All businesses need a way to track how they stand against their strategic plan, profitability goals and competition. The concept of the key performance indicator, or KPI, introduced by the McKinsey & Company in the 1960s, has become the tool of choice for measuring and monitoring operational factors that determine a company's success. Because the factors that influence success vary by business type, industry-specific KPIs differ. Apparel industry companies, for example, examine their performance by segment: production, distribution, retail store or e-commerce.

Apparel Industry Players

The apparel industry includes companies that design, manufacture and sell clothing and accessories, usually wholesalers.

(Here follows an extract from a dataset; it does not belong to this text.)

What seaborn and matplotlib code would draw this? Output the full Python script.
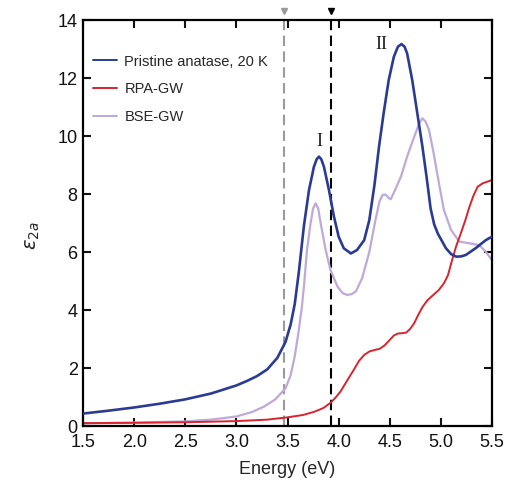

Many wholesalers have established their own retail operations, including stores and websites, to build and control their brand. According to New York-based investment research firm Value Line, the wholesale side of the apparel industry distinguishes it from the retail industry.

Production Efficiencies

Because fabric represents as much as 70 percent of garment manufacturing cost, KPIs related to fabric use can flag potential profitability issues for factories. For example, marker efficiency, or how pattern placement for cutting limits waste, monitors resource use and should be greater than 80 percent, according to "Stitch World" magazine. A factory also can calculate the amount of fabric used for a job compared to the amount purchased for that same job. Another cost-oriented metric looks at labor cost per minute. An overall factory KPI, cut to ship, gives a reading on quality. For example, if 115 shirts were cut for an order and only 100 shipped, the factory’s 87 percent cut-to-ship ratio indicates that 13 percent of its production for that order was rejected.

To Market, to Market

Apparel wholesalers need to protect their reputation for meeting contract delivery dates to earn repeat business. Buyers use the on-time delivery KPI -- shipments made without any extensions or delays divided by the total number of shipments -- to evaluate the factories they use. A variation called “on time in full," or OTIF, considers quality and quantity of items in a shipped order as part of a wholesaler's ability to deliver.

Sales-Floor Performance

Wholesalers that also sell to customers directly through their own stores or websites typically use KPIs that focus on the financial side of their retail operations along with merchandise performance measurements. Examples of financial ratios include same-store sales for year-to-year comparisons of locations, cost of goods sold, sell-through and sales per square foot. They may look at sales by category, such as sweaters, or by style to analyze trends, or they might rely on stock-to-sales ratios to have the right amount of inventory on hand to sell a set quantity.

Clicking Success

According to online catalog software developer Publitas, e-tailers -- or electronic retailers -- have as many as 27 KPIs from which to chose, depending on what they want to measure. KPIs that online apparel retailers can use to track sales include number of site visits, conversion rate, average order size and number of transactions in a given time frame. Those with brick-and-mortar outlets may also compare in-store buying to online purchasing trends.